The best thing you can do in the aftermath of an incident is to capture and document what happened leading up to, during, and after the incident so that you can reflect, learn, and share that knowledge with others within your organization. This process is known as a postmortem.

An incident postmortem should bring people together to discuss and document the details of an incident:

  • What was the timeline of events leading up to and during the incident?

  • What was the ultimate root cause?

  • What was the impact on the customers and the organization?

  • What actions were taken to mitigate the failures and get the system back to a stable condition?

  • What steps, if any, should be taken to prevent the same thing from happening again?

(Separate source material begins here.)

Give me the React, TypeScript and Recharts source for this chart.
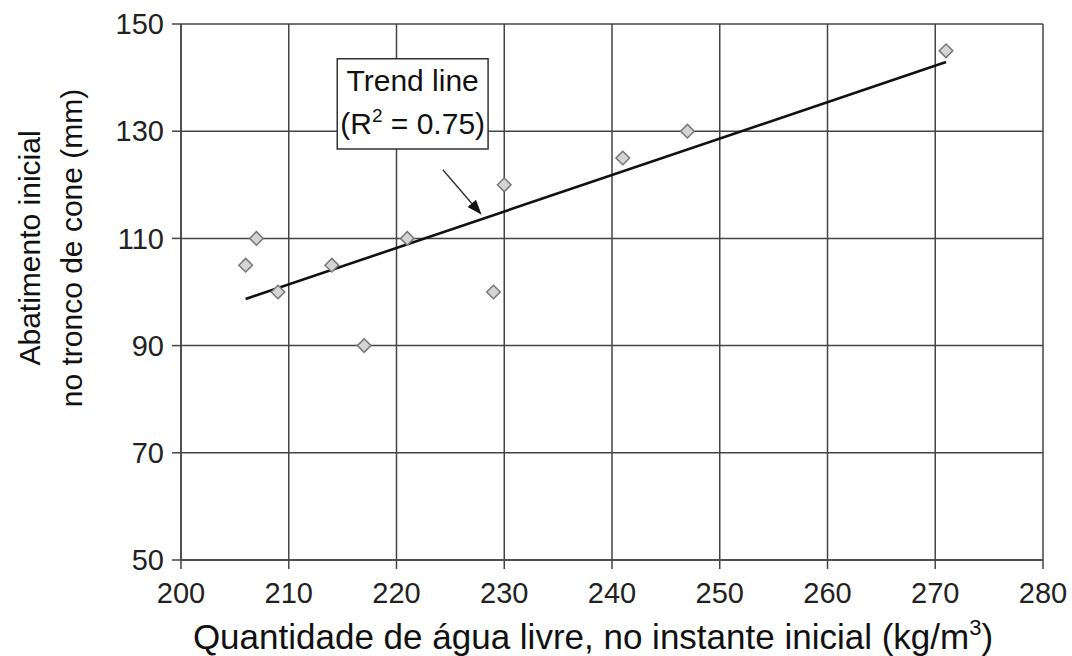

If you and your team are able to set aside time to put together a root-cause analysis after a major operational incident, then you’re setting yourself up for the opportunity to improve yourself, your teammates, and your team’s software development processes. When you learn from your mistakes, you’re able to reduce the risk of making those same mistakes in the future, but it takes time and effort to assess the impact and damage after the dust has settled. A postmortem is a useful framework for sharing knowledge and learning from incidents. Its ultimate purpose is to help organizations turn negative events into forward progress.

Postmortems can be difficult, however, especially if one highlights a mistake or oversight you personally made. You or one of your colleagues may be embarrassed or nervous to share details within your organization. Successful postmortems should be blameless and focus on finding a solution to prevent the root cause from happening again, not on pointing fingers and assigning criticism.

Your goal should be to bring people together in a constructive and collaborative environment that allows everyone to contribute to the progress and evolution of the organization. Postmortems are designed to build trust among team members, across teams, and even with customers. Some companies choose to publish their postmortems publicly in order to show their customers transparency and rebuild confidence in their products.

You don’t need to wait for an incident to reflect and learn from your past, however. There’s another framework, called retrospectives, commonly used by many modern software companies.


While progress may seem linear from the outside, behind the curtains it is sometimes a chaotic and sloppy process to get where you’re trying to go. Things never go according to plan all the time, and you need to learn to adapt to changing requirements and external influences.

As professional software developers, it is our job to master the art and science of delivering quality software on time and within the project requirements. To do this, we often reflect on our current processes and continually improve the way we deliver software. This act of continuous reflection and improvement is enabled by a framework called a retrospective.